Leave out the pictures and set down exactly the lines from the start of the listing through the one with "const t15 = [1428, 1449, 1495, 1533, 1584, 1694, 1941];", both included.

+++ SOURCE DATA

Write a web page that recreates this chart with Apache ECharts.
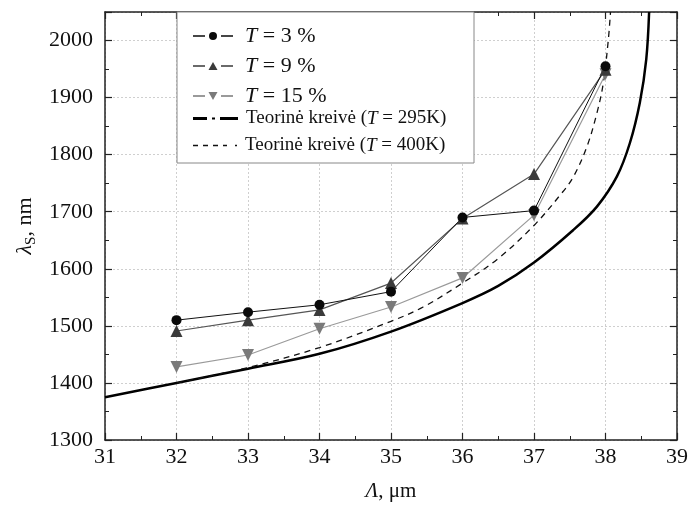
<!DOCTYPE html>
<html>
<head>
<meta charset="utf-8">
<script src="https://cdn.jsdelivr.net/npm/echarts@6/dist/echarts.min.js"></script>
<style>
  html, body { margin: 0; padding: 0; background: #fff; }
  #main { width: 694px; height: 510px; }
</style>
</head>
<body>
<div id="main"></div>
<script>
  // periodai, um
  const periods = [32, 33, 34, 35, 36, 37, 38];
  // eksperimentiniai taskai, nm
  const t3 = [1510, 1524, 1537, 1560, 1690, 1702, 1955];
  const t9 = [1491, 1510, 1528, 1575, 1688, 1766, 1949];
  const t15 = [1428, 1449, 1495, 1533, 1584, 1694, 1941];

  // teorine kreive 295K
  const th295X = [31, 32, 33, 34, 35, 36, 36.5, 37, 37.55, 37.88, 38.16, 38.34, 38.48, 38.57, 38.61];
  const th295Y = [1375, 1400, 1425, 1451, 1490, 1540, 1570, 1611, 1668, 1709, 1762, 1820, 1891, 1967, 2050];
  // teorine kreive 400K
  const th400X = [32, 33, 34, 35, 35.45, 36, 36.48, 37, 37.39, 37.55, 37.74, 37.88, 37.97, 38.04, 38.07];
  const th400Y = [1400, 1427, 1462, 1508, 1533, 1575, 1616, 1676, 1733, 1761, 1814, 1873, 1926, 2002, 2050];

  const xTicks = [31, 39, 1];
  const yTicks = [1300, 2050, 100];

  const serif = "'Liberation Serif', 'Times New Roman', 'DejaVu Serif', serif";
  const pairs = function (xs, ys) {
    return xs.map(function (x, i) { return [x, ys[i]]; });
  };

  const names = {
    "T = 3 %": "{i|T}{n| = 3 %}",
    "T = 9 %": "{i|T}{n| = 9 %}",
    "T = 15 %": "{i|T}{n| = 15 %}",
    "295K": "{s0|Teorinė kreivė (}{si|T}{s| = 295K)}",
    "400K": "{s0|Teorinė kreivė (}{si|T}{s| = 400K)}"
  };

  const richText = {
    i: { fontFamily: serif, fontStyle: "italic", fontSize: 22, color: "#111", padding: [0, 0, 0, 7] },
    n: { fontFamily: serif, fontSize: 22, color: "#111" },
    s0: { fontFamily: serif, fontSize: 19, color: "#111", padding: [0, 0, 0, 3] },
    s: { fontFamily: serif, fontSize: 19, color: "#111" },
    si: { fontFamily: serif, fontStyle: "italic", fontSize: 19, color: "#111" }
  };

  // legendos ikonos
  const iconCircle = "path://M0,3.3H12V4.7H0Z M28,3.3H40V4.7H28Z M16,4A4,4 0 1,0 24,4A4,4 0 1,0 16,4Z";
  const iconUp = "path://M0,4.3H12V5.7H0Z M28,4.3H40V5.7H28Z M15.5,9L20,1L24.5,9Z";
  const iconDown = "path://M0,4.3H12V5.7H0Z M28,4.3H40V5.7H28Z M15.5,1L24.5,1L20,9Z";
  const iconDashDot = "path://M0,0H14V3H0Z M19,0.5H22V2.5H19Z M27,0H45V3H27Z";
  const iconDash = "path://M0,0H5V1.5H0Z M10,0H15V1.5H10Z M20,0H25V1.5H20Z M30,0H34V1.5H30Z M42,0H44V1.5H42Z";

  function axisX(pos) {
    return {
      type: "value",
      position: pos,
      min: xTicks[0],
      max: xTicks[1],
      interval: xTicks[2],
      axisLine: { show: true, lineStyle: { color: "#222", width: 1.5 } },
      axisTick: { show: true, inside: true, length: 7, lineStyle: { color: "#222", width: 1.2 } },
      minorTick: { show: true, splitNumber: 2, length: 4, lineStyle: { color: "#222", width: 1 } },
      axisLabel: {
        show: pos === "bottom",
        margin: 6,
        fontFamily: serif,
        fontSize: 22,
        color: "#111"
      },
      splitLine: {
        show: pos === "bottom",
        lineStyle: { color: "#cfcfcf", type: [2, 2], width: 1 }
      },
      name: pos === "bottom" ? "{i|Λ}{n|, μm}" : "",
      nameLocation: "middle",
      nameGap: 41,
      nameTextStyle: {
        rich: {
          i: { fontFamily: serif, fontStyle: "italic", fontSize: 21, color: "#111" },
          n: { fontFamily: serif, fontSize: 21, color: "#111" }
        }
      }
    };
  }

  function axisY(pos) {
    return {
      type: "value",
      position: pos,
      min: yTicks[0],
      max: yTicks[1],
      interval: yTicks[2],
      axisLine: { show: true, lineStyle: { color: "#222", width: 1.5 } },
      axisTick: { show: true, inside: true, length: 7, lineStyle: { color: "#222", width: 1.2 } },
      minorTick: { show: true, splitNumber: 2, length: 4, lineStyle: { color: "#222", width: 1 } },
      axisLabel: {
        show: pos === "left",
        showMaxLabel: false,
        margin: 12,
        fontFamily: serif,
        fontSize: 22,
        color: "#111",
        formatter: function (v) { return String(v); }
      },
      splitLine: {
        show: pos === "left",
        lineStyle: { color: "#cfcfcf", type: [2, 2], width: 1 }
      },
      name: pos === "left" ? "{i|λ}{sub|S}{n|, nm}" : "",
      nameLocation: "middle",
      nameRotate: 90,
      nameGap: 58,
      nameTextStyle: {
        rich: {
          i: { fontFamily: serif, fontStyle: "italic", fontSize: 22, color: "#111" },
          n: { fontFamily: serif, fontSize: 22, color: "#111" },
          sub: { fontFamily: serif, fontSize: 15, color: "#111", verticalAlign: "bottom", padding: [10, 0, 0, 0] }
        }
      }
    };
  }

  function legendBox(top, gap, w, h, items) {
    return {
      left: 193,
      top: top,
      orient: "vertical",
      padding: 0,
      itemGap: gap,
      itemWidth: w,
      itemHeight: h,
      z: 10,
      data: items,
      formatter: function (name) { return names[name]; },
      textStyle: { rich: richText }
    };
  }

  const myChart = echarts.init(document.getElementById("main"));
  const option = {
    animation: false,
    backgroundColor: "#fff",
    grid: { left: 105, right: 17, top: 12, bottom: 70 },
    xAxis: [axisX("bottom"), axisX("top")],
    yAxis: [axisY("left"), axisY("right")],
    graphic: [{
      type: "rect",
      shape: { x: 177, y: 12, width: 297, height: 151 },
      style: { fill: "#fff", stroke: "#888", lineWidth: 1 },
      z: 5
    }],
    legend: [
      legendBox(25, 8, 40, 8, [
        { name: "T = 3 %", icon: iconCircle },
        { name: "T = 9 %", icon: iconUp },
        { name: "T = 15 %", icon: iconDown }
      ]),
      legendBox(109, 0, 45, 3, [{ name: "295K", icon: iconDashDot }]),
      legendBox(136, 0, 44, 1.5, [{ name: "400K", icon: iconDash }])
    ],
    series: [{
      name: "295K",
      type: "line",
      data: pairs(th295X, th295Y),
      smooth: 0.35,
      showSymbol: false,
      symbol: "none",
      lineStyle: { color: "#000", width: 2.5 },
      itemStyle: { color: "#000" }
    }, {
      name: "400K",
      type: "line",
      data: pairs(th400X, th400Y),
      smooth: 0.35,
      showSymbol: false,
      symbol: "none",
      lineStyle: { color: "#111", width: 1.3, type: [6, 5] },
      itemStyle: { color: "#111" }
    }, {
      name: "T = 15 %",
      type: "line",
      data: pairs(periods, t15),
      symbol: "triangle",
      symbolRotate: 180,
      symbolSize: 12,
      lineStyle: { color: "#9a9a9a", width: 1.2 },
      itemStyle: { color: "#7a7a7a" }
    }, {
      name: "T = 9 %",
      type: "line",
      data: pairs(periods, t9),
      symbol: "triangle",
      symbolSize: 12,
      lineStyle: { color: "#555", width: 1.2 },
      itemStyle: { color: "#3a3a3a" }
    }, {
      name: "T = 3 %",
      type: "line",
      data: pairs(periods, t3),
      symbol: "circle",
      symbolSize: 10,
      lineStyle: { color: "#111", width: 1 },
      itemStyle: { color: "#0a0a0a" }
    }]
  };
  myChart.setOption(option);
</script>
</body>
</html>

++++++

■ ANSWER TO THIS TASK
Write a web page that recreates this chart with Apache ECharts.
<!DOCTYPE html>
<html>
<head>
<meta charset="utf-8">
<script src="https://cdn.jsdelivr.net/npm/echarts@6/dist/echarts.min.js"></script>
<style>
  html, body { margin: 0; padding: 0; background: #fff; }
  #main { width: 694px; height: 510px; }
</style>
</head>
<body>
<div id="main"></div>
<script>
  // periodai, um
  const periods = [32, 33, 34, 35, 36, 37, 38];
  // eksperimentiniai taskai, nm
  const t3 = [1510, 1524, 1537, 1560, 1690, 1702, 1955];
  const t9 = [1491, 1510, 1528, 1575, 1688, 1766, 1949];
  const t15 = [1428, 1449, 1495, 1533, 1584, 1694, 1941];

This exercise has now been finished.